No, you cant.
Throughput you measuring - is throughput to another server, not gaming server. Nobody can guarantee that packets going same way because routing is dynamical (google what is BGP).
Ping - abstract "42 ms" not giving any info. Routing can be not symmetrical. In direction to server you have 5 ms, in opposite - 37. Just because. And no, you cant do anything with it. I dont even saying about ping is ICMP, what is usually be blocked on transit routers or passing in first order, while your other packets stucking in queue.
Jitter - same as ping
Bufferbloat - bshit for guys who cant buy $50 mikrotik\other normal brand router, not chinese crap AND have constantly downloading on full line speed torrents. Games cant create bufferbloat by definition. Just take cable from your ISP and put it to computer, dont open any browser/torrents/dropbox etc and you dont have any bufferbloat on your side. Bufferbloat on ISP side? Possible. Any measurement or evidence and complain? No.

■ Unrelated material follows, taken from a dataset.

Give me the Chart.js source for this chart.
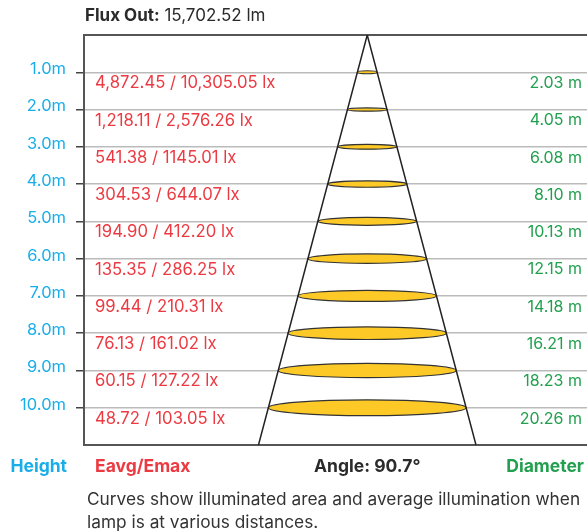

VPN - crutch to change routes, some kind of "plug and pray". Still no measurable indicators, and you have another server which can be overloaded or not etc etc...
"Out of order packets" doesnt exist in UDP, because no packets in UDP, its datagrams. Wrong sequence is dropped by server and you dont know about it, because its UDP, its work like that.
"Loss" - because of ISPs dont give a fuck for proper ICMP implementation you cannot say exactly where your loss starts (of course if you dont using wifi 2.4 and microwave in one room). Netgraph says you have only 5% loss and game is already unplayable and you teleporting everywhere. But what if you have about 0.1% constant loss which netgraph will not show at all? Loss in what direction - to server or from server to you? So many questions...
You can control and measure that only in area from your router to PC (if configured properly) and thats all.